:: Material for this task ::
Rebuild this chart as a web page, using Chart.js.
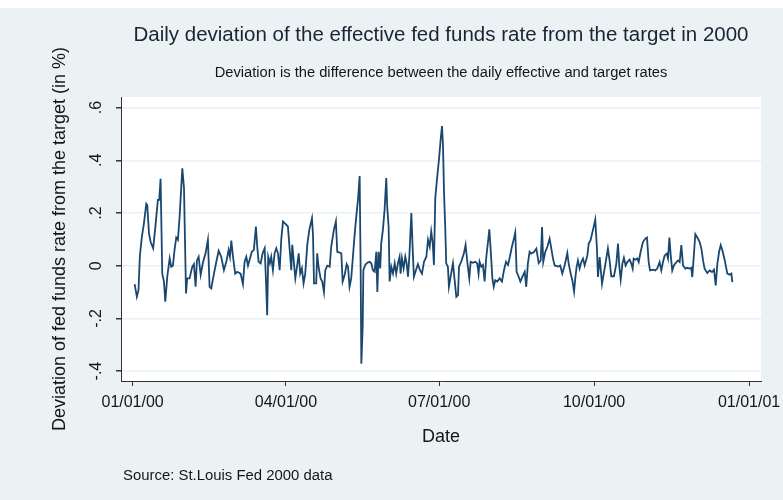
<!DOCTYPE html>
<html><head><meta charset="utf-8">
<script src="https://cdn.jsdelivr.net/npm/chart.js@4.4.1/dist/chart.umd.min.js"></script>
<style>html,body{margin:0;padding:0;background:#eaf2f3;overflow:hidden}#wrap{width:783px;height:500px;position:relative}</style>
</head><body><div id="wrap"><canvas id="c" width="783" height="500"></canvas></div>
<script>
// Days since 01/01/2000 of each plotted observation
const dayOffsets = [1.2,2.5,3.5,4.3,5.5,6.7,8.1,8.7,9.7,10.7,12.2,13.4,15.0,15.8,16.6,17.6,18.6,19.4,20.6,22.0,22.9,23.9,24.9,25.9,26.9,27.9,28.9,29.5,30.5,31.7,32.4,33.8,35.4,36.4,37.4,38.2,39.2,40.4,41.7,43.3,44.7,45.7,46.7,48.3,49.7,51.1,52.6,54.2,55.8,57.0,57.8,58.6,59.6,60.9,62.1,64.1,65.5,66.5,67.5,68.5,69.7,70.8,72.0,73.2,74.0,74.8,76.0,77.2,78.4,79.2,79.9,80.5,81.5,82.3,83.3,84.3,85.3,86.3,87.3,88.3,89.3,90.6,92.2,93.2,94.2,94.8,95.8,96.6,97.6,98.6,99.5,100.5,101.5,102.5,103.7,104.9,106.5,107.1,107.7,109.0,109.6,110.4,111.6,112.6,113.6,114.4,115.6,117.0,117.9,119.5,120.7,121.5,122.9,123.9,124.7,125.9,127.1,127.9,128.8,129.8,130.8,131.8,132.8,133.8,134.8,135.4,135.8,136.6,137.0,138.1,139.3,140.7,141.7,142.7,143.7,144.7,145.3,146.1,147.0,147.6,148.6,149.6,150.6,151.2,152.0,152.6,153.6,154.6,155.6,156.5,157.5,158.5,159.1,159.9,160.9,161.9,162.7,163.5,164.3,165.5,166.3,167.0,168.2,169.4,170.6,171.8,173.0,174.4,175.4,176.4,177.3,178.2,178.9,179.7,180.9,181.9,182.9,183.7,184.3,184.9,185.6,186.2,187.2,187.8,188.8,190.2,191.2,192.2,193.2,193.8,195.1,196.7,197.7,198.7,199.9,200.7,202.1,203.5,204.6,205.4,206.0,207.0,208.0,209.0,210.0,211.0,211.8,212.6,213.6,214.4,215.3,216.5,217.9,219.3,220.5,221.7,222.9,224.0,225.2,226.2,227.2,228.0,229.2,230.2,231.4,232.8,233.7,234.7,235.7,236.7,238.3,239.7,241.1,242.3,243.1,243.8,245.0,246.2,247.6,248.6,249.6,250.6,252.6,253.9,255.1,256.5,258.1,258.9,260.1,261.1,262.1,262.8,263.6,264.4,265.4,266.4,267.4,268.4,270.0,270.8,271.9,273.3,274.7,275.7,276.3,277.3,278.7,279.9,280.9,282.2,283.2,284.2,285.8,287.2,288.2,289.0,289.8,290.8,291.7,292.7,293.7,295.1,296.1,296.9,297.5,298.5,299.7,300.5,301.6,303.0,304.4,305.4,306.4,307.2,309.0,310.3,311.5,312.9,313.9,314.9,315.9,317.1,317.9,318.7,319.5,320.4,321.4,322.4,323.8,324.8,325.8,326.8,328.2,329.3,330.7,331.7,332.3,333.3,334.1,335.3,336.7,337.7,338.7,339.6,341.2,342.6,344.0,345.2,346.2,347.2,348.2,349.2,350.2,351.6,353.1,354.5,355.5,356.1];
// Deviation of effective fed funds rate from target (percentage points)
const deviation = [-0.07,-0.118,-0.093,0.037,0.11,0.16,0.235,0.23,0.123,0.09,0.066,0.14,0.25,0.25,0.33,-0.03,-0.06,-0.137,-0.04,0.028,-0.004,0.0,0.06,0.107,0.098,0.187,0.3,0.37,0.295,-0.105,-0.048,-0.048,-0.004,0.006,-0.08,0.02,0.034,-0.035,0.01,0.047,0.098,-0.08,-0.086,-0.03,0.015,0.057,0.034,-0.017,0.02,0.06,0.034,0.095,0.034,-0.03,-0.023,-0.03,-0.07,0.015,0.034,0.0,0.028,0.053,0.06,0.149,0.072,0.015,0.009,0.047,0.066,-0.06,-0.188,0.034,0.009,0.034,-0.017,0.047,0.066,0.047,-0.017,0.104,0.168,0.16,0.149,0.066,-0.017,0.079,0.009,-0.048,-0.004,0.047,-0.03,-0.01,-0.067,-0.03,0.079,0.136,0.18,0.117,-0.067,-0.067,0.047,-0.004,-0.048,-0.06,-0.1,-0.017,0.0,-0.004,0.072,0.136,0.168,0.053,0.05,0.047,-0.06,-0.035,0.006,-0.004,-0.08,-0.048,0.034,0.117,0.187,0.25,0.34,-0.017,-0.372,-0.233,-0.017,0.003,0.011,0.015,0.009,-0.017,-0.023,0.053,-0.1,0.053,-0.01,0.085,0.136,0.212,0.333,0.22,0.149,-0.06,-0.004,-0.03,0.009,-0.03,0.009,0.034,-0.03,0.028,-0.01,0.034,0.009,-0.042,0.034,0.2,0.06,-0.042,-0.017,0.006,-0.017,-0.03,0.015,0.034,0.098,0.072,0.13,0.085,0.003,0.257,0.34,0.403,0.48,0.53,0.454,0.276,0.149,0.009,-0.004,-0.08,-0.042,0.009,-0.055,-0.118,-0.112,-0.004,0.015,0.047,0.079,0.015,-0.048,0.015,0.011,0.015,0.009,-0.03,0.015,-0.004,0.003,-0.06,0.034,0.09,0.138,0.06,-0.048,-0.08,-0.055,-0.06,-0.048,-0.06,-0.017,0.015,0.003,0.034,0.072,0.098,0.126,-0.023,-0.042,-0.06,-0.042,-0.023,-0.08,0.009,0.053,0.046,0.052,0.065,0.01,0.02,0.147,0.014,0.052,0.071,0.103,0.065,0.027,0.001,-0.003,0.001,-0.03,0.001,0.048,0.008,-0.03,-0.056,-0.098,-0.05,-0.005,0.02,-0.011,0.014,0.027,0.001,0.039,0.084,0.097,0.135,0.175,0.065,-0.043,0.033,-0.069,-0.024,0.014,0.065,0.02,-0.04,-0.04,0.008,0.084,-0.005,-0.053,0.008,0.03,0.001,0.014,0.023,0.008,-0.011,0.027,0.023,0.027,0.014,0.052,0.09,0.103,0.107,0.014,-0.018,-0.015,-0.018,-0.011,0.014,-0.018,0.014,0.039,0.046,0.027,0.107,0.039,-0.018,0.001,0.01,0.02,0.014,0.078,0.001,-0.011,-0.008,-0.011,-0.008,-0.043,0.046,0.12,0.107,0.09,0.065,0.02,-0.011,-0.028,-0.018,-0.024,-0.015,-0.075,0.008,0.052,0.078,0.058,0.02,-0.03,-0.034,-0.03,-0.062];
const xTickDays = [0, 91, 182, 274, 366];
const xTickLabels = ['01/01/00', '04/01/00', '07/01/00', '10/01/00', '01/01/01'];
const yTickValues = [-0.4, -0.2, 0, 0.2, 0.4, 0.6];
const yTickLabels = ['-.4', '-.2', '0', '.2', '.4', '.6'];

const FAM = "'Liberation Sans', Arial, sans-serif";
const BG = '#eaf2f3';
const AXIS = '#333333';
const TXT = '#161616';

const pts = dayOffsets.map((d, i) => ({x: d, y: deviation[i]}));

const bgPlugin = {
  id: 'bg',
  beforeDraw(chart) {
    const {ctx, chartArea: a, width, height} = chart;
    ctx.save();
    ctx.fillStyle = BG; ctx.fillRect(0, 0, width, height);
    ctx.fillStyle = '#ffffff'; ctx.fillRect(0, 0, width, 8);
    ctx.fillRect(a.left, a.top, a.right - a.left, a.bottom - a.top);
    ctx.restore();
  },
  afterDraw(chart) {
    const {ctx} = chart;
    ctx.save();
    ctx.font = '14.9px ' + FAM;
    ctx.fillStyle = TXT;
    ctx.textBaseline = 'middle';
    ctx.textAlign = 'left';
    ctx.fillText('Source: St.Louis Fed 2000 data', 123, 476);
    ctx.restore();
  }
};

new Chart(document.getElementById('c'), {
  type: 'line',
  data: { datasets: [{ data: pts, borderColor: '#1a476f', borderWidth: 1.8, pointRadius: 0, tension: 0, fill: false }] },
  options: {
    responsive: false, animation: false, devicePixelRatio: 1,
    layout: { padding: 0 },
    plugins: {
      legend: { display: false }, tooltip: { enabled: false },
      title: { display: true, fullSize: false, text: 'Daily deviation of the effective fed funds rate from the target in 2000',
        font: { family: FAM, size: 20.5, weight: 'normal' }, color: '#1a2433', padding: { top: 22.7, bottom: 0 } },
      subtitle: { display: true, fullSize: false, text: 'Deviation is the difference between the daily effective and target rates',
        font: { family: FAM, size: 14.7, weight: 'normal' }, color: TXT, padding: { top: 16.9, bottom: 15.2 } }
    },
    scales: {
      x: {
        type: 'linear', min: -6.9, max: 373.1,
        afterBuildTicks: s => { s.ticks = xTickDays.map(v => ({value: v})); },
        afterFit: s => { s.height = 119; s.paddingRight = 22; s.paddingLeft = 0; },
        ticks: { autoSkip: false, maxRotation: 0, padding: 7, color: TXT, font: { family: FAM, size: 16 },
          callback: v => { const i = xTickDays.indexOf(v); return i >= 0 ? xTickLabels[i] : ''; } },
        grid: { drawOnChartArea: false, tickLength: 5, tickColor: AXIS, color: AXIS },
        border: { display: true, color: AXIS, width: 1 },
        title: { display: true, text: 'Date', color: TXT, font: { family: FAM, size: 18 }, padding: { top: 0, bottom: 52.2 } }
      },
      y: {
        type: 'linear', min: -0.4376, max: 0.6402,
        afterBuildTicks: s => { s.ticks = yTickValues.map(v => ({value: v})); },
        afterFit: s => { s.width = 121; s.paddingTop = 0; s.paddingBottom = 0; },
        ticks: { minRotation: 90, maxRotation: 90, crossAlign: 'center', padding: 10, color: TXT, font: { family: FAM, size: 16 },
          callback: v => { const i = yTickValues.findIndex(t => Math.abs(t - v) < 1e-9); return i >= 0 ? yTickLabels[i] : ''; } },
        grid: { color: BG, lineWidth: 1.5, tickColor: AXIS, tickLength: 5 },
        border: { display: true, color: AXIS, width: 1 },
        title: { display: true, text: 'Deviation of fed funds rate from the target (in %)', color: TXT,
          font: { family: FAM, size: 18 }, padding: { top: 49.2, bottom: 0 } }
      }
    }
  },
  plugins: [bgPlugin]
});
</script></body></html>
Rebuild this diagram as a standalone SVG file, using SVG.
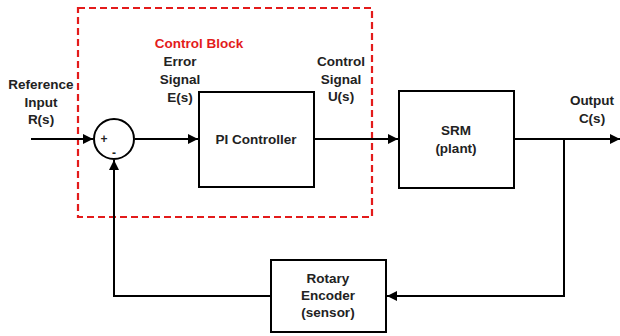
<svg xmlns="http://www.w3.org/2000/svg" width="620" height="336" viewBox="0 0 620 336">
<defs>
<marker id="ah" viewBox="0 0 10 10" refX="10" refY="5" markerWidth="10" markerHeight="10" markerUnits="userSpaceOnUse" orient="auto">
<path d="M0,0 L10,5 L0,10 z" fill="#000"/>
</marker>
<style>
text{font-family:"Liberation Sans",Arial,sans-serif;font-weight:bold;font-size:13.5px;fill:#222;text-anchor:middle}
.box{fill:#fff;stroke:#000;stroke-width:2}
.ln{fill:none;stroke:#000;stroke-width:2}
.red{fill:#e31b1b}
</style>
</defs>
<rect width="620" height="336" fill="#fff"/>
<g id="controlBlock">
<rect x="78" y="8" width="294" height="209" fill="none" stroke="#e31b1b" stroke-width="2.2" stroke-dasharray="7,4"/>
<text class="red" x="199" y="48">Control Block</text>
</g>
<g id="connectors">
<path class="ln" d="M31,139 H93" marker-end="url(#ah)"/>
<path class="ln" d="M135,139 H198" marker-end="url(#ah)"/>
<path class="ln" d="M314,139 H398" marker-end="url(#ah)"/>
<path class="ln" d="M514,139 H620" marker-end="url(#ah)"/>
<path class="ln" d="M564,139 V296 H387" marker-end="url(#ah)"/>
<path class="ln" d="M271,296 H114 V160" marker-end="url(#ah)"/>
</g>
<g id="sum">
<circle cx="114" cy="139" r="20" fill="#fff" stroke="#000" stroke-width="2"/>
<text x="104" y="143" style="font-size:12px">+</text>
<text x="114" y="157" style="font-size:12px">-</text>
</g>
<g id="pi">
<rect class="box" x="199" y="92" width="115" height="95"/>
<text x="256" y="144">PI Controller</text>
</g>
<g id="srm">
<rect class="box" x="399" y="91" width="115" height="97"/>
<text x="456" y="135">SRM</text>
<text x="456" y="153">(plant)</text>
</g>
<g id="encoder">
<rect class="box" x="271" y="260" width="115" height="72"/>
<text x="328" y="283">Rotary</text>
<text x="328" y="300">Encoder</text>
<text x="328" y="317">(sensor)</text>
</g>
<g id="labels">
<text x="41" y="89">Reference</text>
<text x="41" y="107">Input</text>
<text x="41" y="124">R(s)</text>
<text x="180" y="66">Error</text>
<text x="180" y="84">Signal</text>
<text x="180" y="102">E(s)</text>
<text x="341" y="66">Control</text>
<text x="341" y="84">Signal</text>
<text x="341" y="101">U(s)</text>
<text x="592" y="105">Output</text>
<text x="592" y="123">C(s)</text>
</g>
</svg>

:: Given problem ::
Pull out and copy each line containing the string "Rebuild".

:: Response for this exercise ::
Rebuild this chart as a web page, using Chart.js.
Rebuild this diagram as a standalone SVG file, using SVG.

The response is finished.